On Wed, 28 Jul 2021 at 03:24, Sara Fridovich-Keil <sarafridov@gmail.com> wrote:
I have been using scipy.optimize.fmin_bfgs on some derivative-free benchmark problems, and noticed that whenever the Wolfe line search requires a directional derivative, the current implementation estimates the entire gradient via finite differencing, and then computes the directional derivative by taking the inner product of the gradient and the search direction. In my experiments, replacing this full gradient estimation with a single extra function evaluation to estimate the directional derivative directly, is faster.
What I’d like to do is have an option for fprime to be either provided or not provided to the Wolfe line search. If the objective has a nice/cheap gradient then the current behavior is fine (passing the gradient function as fprime, and computing directional derivatives with an inner product), but if the objective is derivative-free then derphi should be computed with finite differencing along the search direction (just one extra function evaluation) instead of using fprime.

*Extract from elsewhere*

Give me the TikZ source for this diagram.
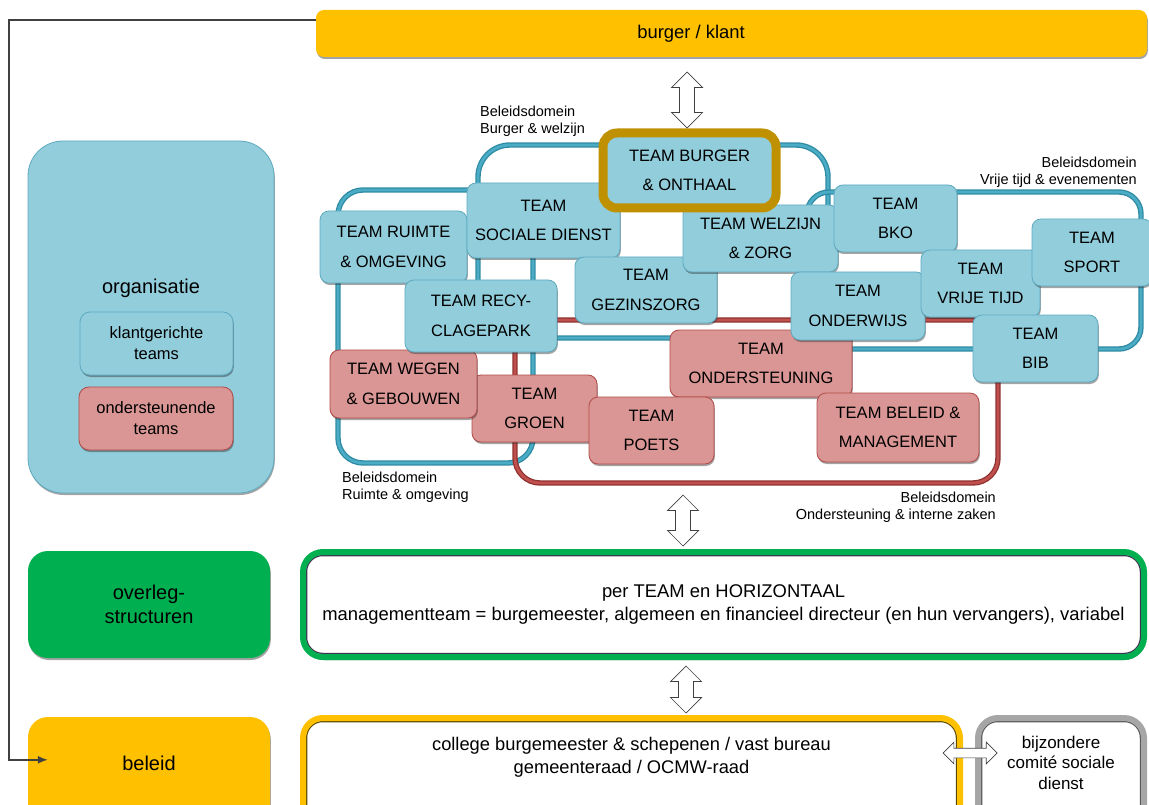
\documentclass[tikz,border=0pt]{standalone}
\usepackage{fontspec}
\setmainfont{Liberation Sans}
\usetikzlibrary{shapes.arrows,shadows,calc,arrows.meta}
\definecolor{aqua}{HTML}{92CDDC}
\definecolor{aqualine}{HTML}{5DAAC0}
\definecolor{aquaD}{HTML}{4BACC6}
\definecolor{aquaDD}{HTML}{2F8AA3}
\definecolor{rose}{HTML}{D99694}
\definecolor{roseline}{HTML}{B24A47}
\definecolor{roseD}{HTML}{C0504D}
\definecolor{roseDD}{HTML}{8E3230}
\definecolor{amber}{HTML}{FFC000}
\definecolor{goldbrd}{HTML}{BF9000}
\definecolor{grn}{HTML}{00B050}
\definecolor{gry}{HTML}{A6A6A6}
\definecolor{navyin}{HTML}{3F3151}
\definecolor{olivein}{HTML}{5A4A00}
\definecolor{grayin}{HTML}{5A5A5A}
\tikzset{
  sz/.style 2 args={minimum width=#1pt,minimum height=#2pt},
  shad/.style={drop shadow={shadow xshift=0.8pt,shadow yshift=-2pt,opacity=0.45,fill=black!80}},
  teambox/.style={draw=aqualine,line width=0.8pt,fill=aqua,rounded corners=9pt,align=center,inner sep=0pt,font=\fontsize{16.5}{29.5}\selectfont,shad},
  suppbox/.style={teambox,draw=roseline,fill=rose},
  domblue/.style={draw=aquaDD,double=aquaD,double distance=2.8pt,line width=1.3pt,rounded corners=#1},
  domred/.style={draw=roseDD,double=roseD,double distance=2.8pt,line width=1.3pt,rounded corners=#1},
  domlabel/.style={font=\fontsize{14.5}{17}\selectfont,inner sep=0pt},
  hollow/.style={double arrow,draw=black!75,fill=white,line width=0.7pt,inner xsep=0pt},
  framebox/.style={fill=white,draw=#1,line width=6pt,rounded corners=20pt,align=center,inner sep=0pt,
    drop shadow={shadow xshift=0.5pt,shadow yshift=-3pt,opacity=0.7,fill=black!85}},
  innerline/.style={path picture={\draw[#1,line width=1.3pt,rounded corners=16pt]
      ([shift={(3.6pt,-3.6pt)}]path picture bounding box.north west) rectangle
      ([shift={(-3.6pt,3.6pt)}]path picture bounding box.south east);}},
  sidebox/.style={rounded corners=20pt,align=center,inner sep=0pt,font=\fontsize{20}{24}\selectfont},
}
\begin{document}
\begin{tikzpicture}[x=1pt,y=-1pt]
\useasboundingbox (0,0) rectangle (1149,805);
\clip (0,0) rectangle (1149,805);
% top bar
\node[fill=amber,rounded corners=8pt,sz={831}{47},inner sep=0pt,font=\fontsize{18.4}{22}\selectfont,shad] (bk) at (731.5,33.5) {\hspace*{-81pt}burger / klant};
% left column
\node[fill=aqua,draw=aqualine,line width=0.8pt,rounded corners=35pt,sz={246}{352},shad,
  label={[font=\fontsize{20}{24}\selectfont,yshift=29pt]center:organisatie}] (org) at (151,317) {};
\node[teambox,rounded corners=10pt,sz={153}{63},font=\fontsize{16.5}{21}\selectfont] (klg) at (156.5,343.5) {klantgerichte\\teams};
\node[suppbox,rounded corners=10pt,sz={154}{63},font=\fontsize{16.5}{21}\selectfont] (ond) at (156,418.5) {ondersteunende\\teams};
\node[sidebox,fill=grn,sz={242}{107},shad] (ovl) at (149,604.5) {overleg-\\structuren};
\node[sidebox,fill=amber,sz={242}{113},shad,label={[font=\fontsize{20}{24}\selectfont,yshift=10.5pt]center:beleid}] (bl) at (149,773.5) {};
% domain outlines
\draw[domblue=25pt] (338,190) rectangle (533,463);
\draw[domblue=32pt] (478,145) rectangle (828,338);
\draw[domblue=22pt] (807,192) rectangle (1141,349);
\draw[domred=25pt] (515,320) rectangle (998,483);
% domain labels
\node[domlabel,anchor=west,align=left] (lbw) at (480,121.5) {Beleidsdomein\\Burger \& welzijn};
\node[domlabel,anchor=east,align=right] (lvt) at (1137,172) {Beleidsdomein\\Vrije tijd \& evenementen};
\node[domlabel,anchor=west,align=left] (lro) at (342,487.5) {Beleidsdomein\\Ruimte \& omgeving};
\node[domlabel,anchor=east,align=right] (loi) at (996,507.5) {Beleidsdomein\\Ondersteuning \& interne zaken};
% supporting teams
\node[suppbox,sz={182}{67}] (tond) at (761,363.5) {TEAM\\ONDERSTEUNING};
\node[suppbox,sz={125}{67}] (tgro) at (534.5,408.5) {TEAM\\GROEN};
\node[suppbox,sz={147}{68}] (tweg) at (403.5,384) {TEAM WEGEN\\\& GEBOUWEN};
\node[suppbox,sz={125}{67}] (tpoe) at (651.5,430.5) {TEAM\\POETS};
\node[suppbox,sz={162}{69}] (tbel) at (898,427.5) {TEAM BELEID \&\\MANAGEMENT};
% client teams
\node[teambox,sz={147}{72}] (trui) at (393.5,247) {TEAM RUIMTE\\\& OMGEVING};
\node[teambox,sz={153}{75}] (tsoc) at (543.5,220.5) {TEAM\\SOCIALE DIENST};
\node[teambox,sz={152}{72}] (trec) at (481,316) {TEAM RECY-\\CLAGEPARK};
\node[teambox,sz={142}{66}] (tgez) at (646,290) {TEAM\\GEZINSZORG};
\node[teambox,sz={155}{67}] (twel) at (760.5,238.5) {TEAM WELZIJN\\\& ZORG};
\node[teambox,draw=goldbrd,line width=9pt,rounded corners=14pt,sz={173}{75}] (tbur) at (689.5,170.5) {TEAM BURGER\\\& ONTHAAL};
\node[teambox,sz={123}{67}] (tbko) at (895.5,218.5) {TEAM\\BKO};
\node[teambox,sz={134}{68}] (tonw) at (858,306) {TEAM\\ONDERWIJS};
\node[teambox,sz={119}{67}] (tvri) at (980.5,283.5) {TEAM\\VRIJE TIJD};
\node[teambox,sz={120}{67}] (tspo) at (1092,252.5) {TEAM\\SPORT};
\node[teambox,sz={125}{67}] (tbib) at (1035.5,348.5) {TEAM\\BIB};
% framed boxes
\node[framebox=grn,innerline=navyin,sz={841}{105},font=\fontsize{18.4}{22.5}\selectfont] (ovt) at (723.5,604.5) {per TEAM en HORIZONTAAL\\managementteam = burgemeester, algemeen en financieel directeur (en hun vervangers), variabel};
\node[framebox=amber,innerline=olivein,sz={657}{132},label={[font=\fontsize{18.3}{23}\selectfont,align=center,yshift=26.5pt]center:{college burgemeester \& schepenen / vast bureau\\gemeenteraad / OCMW-raad}}] (col) at (631.5,784) {};
\node[framebox=gry,innerline=grayin,sz={166}{132},label={[font=\fontsize{17}{20.5}\selectfont,align=center,yshift=21.5pt]center:{bijzondere\\comité sociale\\dienst}}] (bcs) at (1061,784) {};
% hollow double arrows
\node[hollow,rotate=90,inner ysep=7pt,minimum height=56pt,minimum width=31pt,double arrow head extend=8pt] (a1) at (687,100) {};
\node[hollow,rotate=90,inner ysep=7pt,minimum height=51pt,minimum width=31pt,double arrow head extend=8pt] (a2) at (683,520.5) {};
\node[hollow,rotate=90,inner ysep=7pt,minimum height=47pt,minimum width=31pt,double arrow head extend=8pt] (a3) at (686,689.5) {};
\node[hollow,inner ysep=4.5pt,minimum height=54pt,minimum width=21pt,double arrow head extend=6pt] (a4) at (970,753) {};
% feedback connector
\coordinate (lk) at ($(bk.north west)+(0,10)$);
\coordinate (bt) at ($(bl.north west)+(20,43)$);
\draw[draw=black!75,line width=1.5pt,-{Latex[length=10pt,width=8pt]}] (lk) -- ++(-307,0) |- (bt);
\end{tikzpicture}
\end{document}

Estimating gradients with finite differences relies on a good choice of step size. Good step defaults are automatically chosen by `optimize._numdiff.approx_derivative` when fprime is estimated numerically. Estimating derphi with numerical differentiation along the search direction would first of all require a good step size along the search direction, `pk`. Whilst this may be ok if the parameter scaling, pk, and the derivatives are well chosen/well behaved (e.g. all the parameters are the same magnitude, etc), I'm concerned that there will be cases where it won't be as numerically accurate/stable as the existing behaviour. For example, a chosen step along pk may result in individual dx that aren't optimal from a numerical differentiation viewpoint. How would one know if a specific system was exhibiting that behaviour? I'd expect the current code to be more robust than your proposed alternative. Having said that, I'm not an expert in this domain, so I'd be interested to hear what someone who is more expert than me has to say. Can you point to any literature that says that your proposed changes are generally acceptable? Andrew.